ここで、第1燃料噴射形態から第2燃料噴射形態への切り替えの遅延期間は、吸気負圧が十分に高くなる期間として適宜設定すればよく、全筒運転に切り替わった後、全ての気筒11(つまり、4つの気筒11)が、少なくとも1回の吸気を行う期間以上に設定すればよい。こうすることで、吸気マニホールド圧が低下し得る。尚、第1燃料噴射形態から第2燃料噴射形態への切り替え制御は、サイクル数に基づいて行ってもよし、時間に基づいて行ってもよい。また、吸気マニホールド圧を検出し、その検出した吸気マニホールド圧に基づいて、第1燃料噴射形態から第2燃料噴射形態への切り替え制御を行ってもよい。
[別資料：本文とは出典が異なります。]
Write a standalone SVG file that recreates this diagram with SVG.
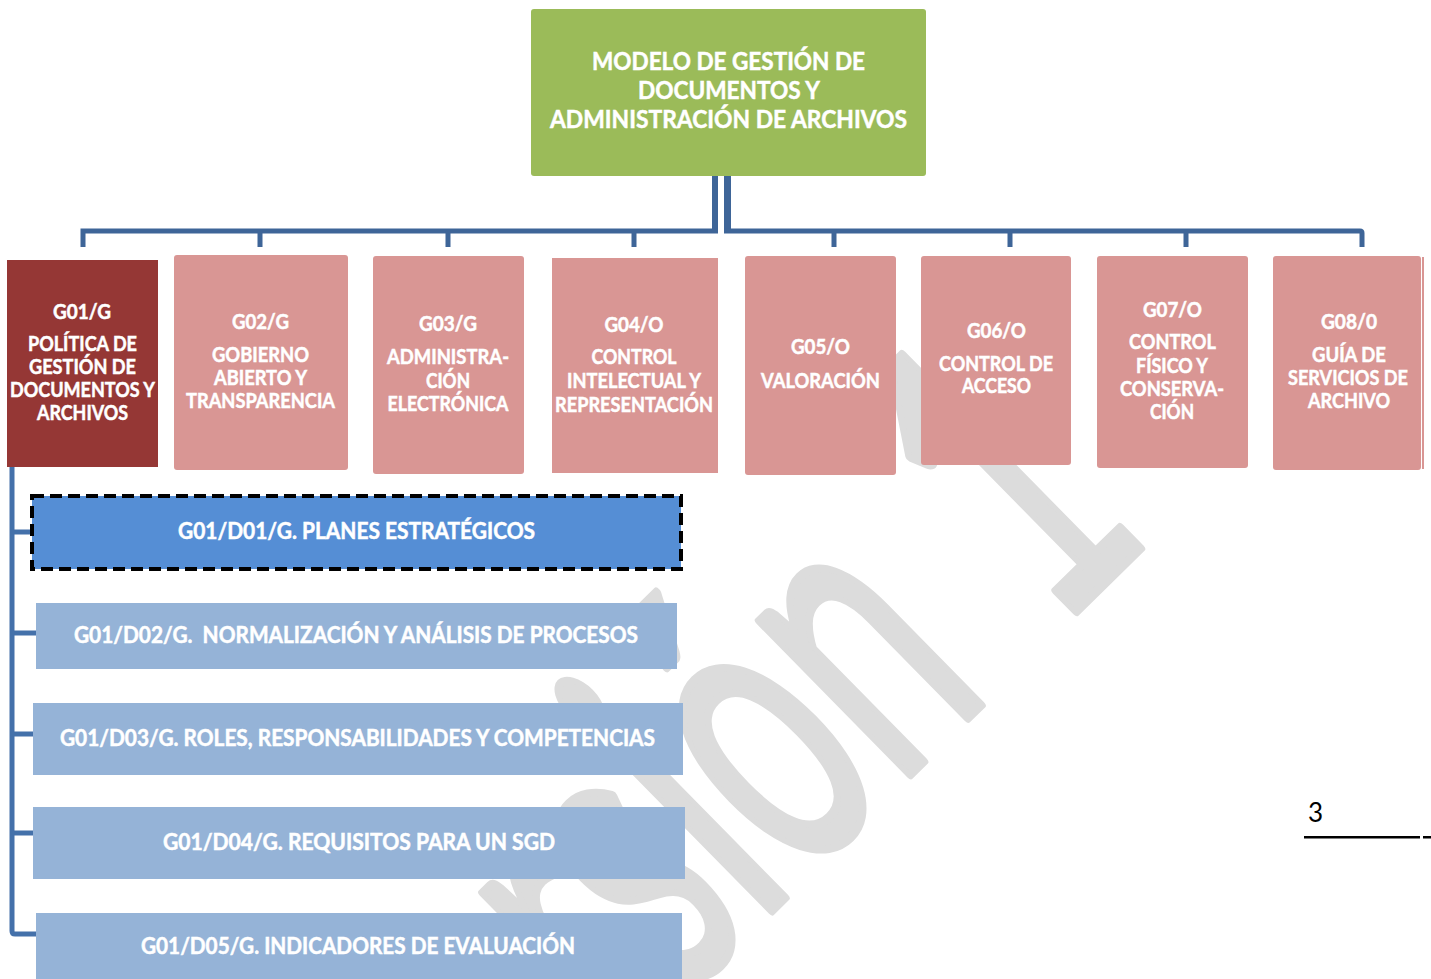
<svg xmlns="http://www.w3.org/2000/svg" width="1431" height="979" viewBox="0 0 1431 979">
<style>
.lbl{font-family:Lato,"Open Sans","Liberation Sans",sans-serif;font-weight:700;fill:#ffffff;stroke:#ffffff;stroke-width:0.5;text-anchor:middle}
.s20{font-size:20px}
.s22{font-size:22px}
.s25{font-size:25px}
.pink{fill:#d99694}
.dblue{fill:#95b3d7}
.conn{fill:none;stroke:#3e6598;stroke-width:5}
.connL{fill:none;stroke:#4471aa;stroke-width:5}
</style>
<rect width="1431" height="979" fill="#ffffff"/>
<g id="watermark">
<text transform="translate(974,712) rotate(-44.5) scale(0.57,1)" font-family="Lato,'Open Sans',sans-serif" font-size="425" fill="#dcdcdc" stroke="#dcdcdc" stroke-width="9" stroke-linejoin="round"><tspan x="48" y="0" text-anchor="end">Versión</tspan><tspan x="196" y="0" text-anchor="start">1</tspan></text>
</g>
<g id="connectors">
<rect x="712" y="176" width="6" height="57" fill="#3e6598"/>
<rect x="724" y="176" width="7" height="57" fill="#3e6598"/>
<path class="conn" d="M83 247 V231 H718"/>
<path class="conn" d="M724 231 H1360 Q1362 231 1362 233 V247"/>
<path class="conn" d="M260 231 V247 M448 231 V247 M634 231 V247 M834 231 V247 M1010 231 V247 M1186 231 V247"/>
<path class="connL" d="M12 467 V931 Q12 934 15 934 H36"/>
<path class="connL" d="M12 532 H32 M12 633 H36 M12 734 H33 M12 833 H33"/>
</g>
<g id="root">
<rect x="531" y="9" width="395" height="167" rx="3" fill="#9bbb59"/>
<text class="lbl s25" x="728.5" y="70" textLength="273" lengthAdjust="spacingAndGlyphs">MODELO DE GESTIÓN DE</text>
<text class="lbl s25" x="729" y="99" textLength="182" lengthAdjust="spacingAndGlyphs">DOCUMENTOS Y</text>
<text class="lbl s25" x="728.5" y="128" textLength="357" lengthAdjust="spacingAndGlyphs">ADMINISTRACIÓN DE ARCHIVOS</text>
</g>
<g id="g01">
<rect x="7" y="260" width="151" height="207" fill="#953735"/>
<text class="lbl s20" x="82" y="319" textLength="58" lengthAdjust="spacingAndGlyphs">G01/G</text>
<text class="lbl s20" x="82.5" y="351" textLength="109" lengthAdjust="spacingAndGlyphs">POLÍTICA DE</text>
<text class="lbl s20" x="82.5" y="374" textLength="107" lengthAdjust="spacingAndGlyphs">GESTIÓN DE</text>
<text class="lbl s20" x="82.5" y="397" textLength="145" lengthAdjust="spacingAndGlyphs">DOCUMENTOS Y</text>
<text class="lbl s20" x="82.5" y="420" textLength="91" lengthAdjust="spacingAndGlyphs">ARCHIVOS</text>
</g>
<g id="g02">
<rect class="pink" x="174" y="255" width="174" height="215" rx="3"/>
<text class="lbl s20" x="260.5" y="329" textLength="57" lengthAdjust="spacingAndGlyphs">G02/G</text>
<text class="lbl s20" x="260.5" y="362" textLength="97" lengthAdjust="spacingAndGlyphs">GOBIERNO</text>
<text class="lbl s20" x="260.5" y="385" textLength="93" lengthAdjust="spacingAndGlyphs">ABIERTO Y</text>
<text class="lbl s20" x="260.5" y="408" textLength="149" lengthAdjust="spacingAndGlyphs">TRANSPARENCIA</text>
</g>
<g id="g03">
<rect class="pink" x="373" y="256" width="151" height="218" rx="3"/>
<text class="lbl s20" x="448" y="331" textLength="58" lengthAdjust="spacingAndGlyphs">G03/G</text>
<text class="lbl s20" x="448" y="364" textLength="122" lengthAdjust="spacingAndGlyphs">ADMINISTRA-</text>
<text class="lbl s20" x="448" y="388" textLength="44" lengthAdjust="spacingAndGlyphs">CIÓN</text>
<text class="lbl s20" x="448" y="411" textLength="121" lengthAdjust="spacingAndGlyphs">ELECTRÓNICA</text>
</g>
<g id="g04">
<rect class="pink" x="552" y="258" width="166" height="215"/>
<text class="lbl s20" x="634" y="332" textLength="59" lengthAdjust="spacingAndGlyphs">G04/O</text>
<text class="lbl s20" x="634" y="364" textLength="85" lengthAdjust="spacingAndGlyphs">CONTROL</text>
<text class="lbl s20" x="634" y="388" textLength="134" lengthAdjust="spacingAndGlyphs">INTELECTUAL Y</text>
<text class="lbl s20" x="634" y="412" textLength="158" lengthAdjust="spacingAndGlyphs">REPRESENTACIÓN</text>
</g>
<g id="g05">
<rect class="pink" x="745" y="256" width="151" height="219" rx="3"/>
<text class="lbl s20" x="820.5" y="354" textLength="59" lengthAdjust="spacingAndGlyphs">G05/O</text>
<text class="lbl s20" x="820.5" y="388" textLength="119" lengthAdjust="spacingAndGlyphs">VALORACIÓN</text>
</g>
<g id="g06">
<rect class="pink" x="921" y="256" width="150" height="209" rx="3"/>
<text class="lbl s20" x="996.5" y="338" textLength="59" lengthAdjust="spacingAndGlyphs">G06/O</text>
<text class="lbl s20" x="996" y="371" textLength="114" lengthAdjust="spacingAndGlyphs">CONTROL DE</text>
<text class="lbl s20" x="996.5" y="393" textLength="69" lengthAdjust="spacingAndGlyphs">ACCESO</text>
</g>
<g id="g07">
<rect class="pink" x="1097" y="256" width="151" height="212" rx="3"/>
<text class="lbl s20" x="1172.5" y="317" textLength="59" lengthAdjust="spacingAndGlyphs">G07/O</text>
<text class="lbl s20" x="1172.5" y="349" textLength="87" lengthAdjust="spacingAndGlyphs">CONTROL</text>
<text class="lbl s20" x="1172" y="373" textLength="72" lengthAdjust="spacingAndGlyphs">FÍSICO Y</text>
<text class="lbl s20" x="1172" y="396" textLength="104" lengthAdjust="spacingAndGlyphs">CONSERVA-</text>
<text class="lbl s20" x="1172" y="419" textLength="44" lengthAdjust="spacingAndGlyphs">CIÓN</text>
</g>
<g id="g08">
<rect class="pink" x="1273" y="256" width="148" height="214" rx="3"/>
<rect class="pink" x="1422" y="257" width="2" height="212"/>
<text class="lbl s20" x="1349" y="329" textLength="56" lengthAdjust="spacingAndGlyphs">G08/0</text>
<text class="lbl s20" x="1349" y="362" textLength="74" lengthAdjust="spacingAndGlyphs">GUÍA DE</text>
<text class="lbl s20" x="1348" y="385" textLength="120" lengthAdjust="spacingAndGlyphs">SERVICIOS DE</text>
<text class="lbl s20" x="1349" y="408" textLength="82" lengthAdjust="spacingAndGlyphs">ARCHIVO</text>
</g>
<g id="d01">
<rect x="32" y="496" width="649" height="73" fill="#558ed5" stroke="#000000" stroke-width="4" stroke-dasharray="12 6"/>
<text class="lbl s22" x="356.5" y="539" textLength="357" lengthAdjust="spacingAndGlyphs">G01/D01/G. PLANES ESTRATÉGICOS</text>
</g>
<g id="d02">
<rect class="dblue" x="36" y="603" width="641" height="66"/>
<text class="lbl s22" x="356" y="643" textLength="564" lengthAdjust="spacingAndGlyphs" xml:space="preserve">G01/D02/G.  NORMALIZACIÓN Y ANÁLISIS DE PROCESOS</text>
</g>
<g id="d03">
<rect class="dblue" x="33" y="703" width="650" height="72"/>
<text class="lbl s22" x="357.5" y="746" textLength="595" lengthAdjust="spacingAndGlyphs">G01/D03/G. ROLES, RESPONSABILIDADES Y COMPETENCIAS</text>
</g>
<g id="d04">
<rect class="dblue" x="33" y="807" width="652" height="72"/>
<text class="lbl s22" x="359" y="850" textLength="392" lengthAdjust="spacingAndGlyphs">G01/D04/G. REQUISITOS PARA UN SGD</text>
</g>
<g id="d05">
<rect class="dblue" x="36" y="913" width="646" height="70"/>
<text class="lbl s22" x="358" y="954" textLength="434" lengthAdjust="spacingAndGlyphs">G01/D05/G. INDICADORES DE EVALUACIÓN</text>
</g>
<g id="page-number">
<text x="1308" y="822" font-family="Lato,'Open Sans',sans-serif" font-size="26" fill="#000000">3</text>
<rect x="1304" y="836" width="116" height="2.5" fill="#000000"/>
<rect x="1423" y="836" width="8" height="2.5" fill="#000000"/>
</g>
</svg>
尚、減筒運転から全筒運転への切り替え時であっても、燃料噴射形態の切り替えを伴わないような切り替え時には、こうした過渡制御は不要である。また、図5に示す矢印A又は矢印Bとは逆向きに、等負荷のままで全筒運転から減筒運転へ切り替わるときには、第2燃料噴射形態から第1燃料噴射形態へと切り替わるものの、第2燃料噴射形態から第1燃料噴射形態への切り替わりは、全筒運転から減筒運転へ切り替わりと同時に行えばよい。
尚、前記の構成では、第1燃料噴射形態では、吸気行程噴射と圧縮行程噴射との分割噴射を行い、第3燃料噴射形態では、吸気行程中の分割噴射を行い、圧縮行程噴射は行っていないが、第3燃料噴射形態として、吸気行程噴射と圧縮行程噴射との分割噴射を行うと共に、第1燃料噴射形態と第3燃料噴射形態とで、吸気行程噴射の噴射量と、圧縮行程噴射の噴射量との比率を変更するようにしてもよい。具体的には、燃料の気化率が相対的に低い第1燃料噴射形態では、圧縮行程噴射の噴射量を吸気行程噴射の噴射量よりも増やした上で、吸気行程噴射と圧縮行程噴射との分割噴射を行い、燃料の気化率が相対的に高い第3燃料噴射形態では、吸気行程噴射の噴射量を圧縮行程噴射の噴射量よりも増やした上で、吸気行程噴射と圧縮行程噴射との分割噴射を行うようにしてもよい。
また、直噴の燃料噴射弁53に加えて、吸気ポートに燃料を噴射する燃料噴射弁をさらに備えるようにしてもよい。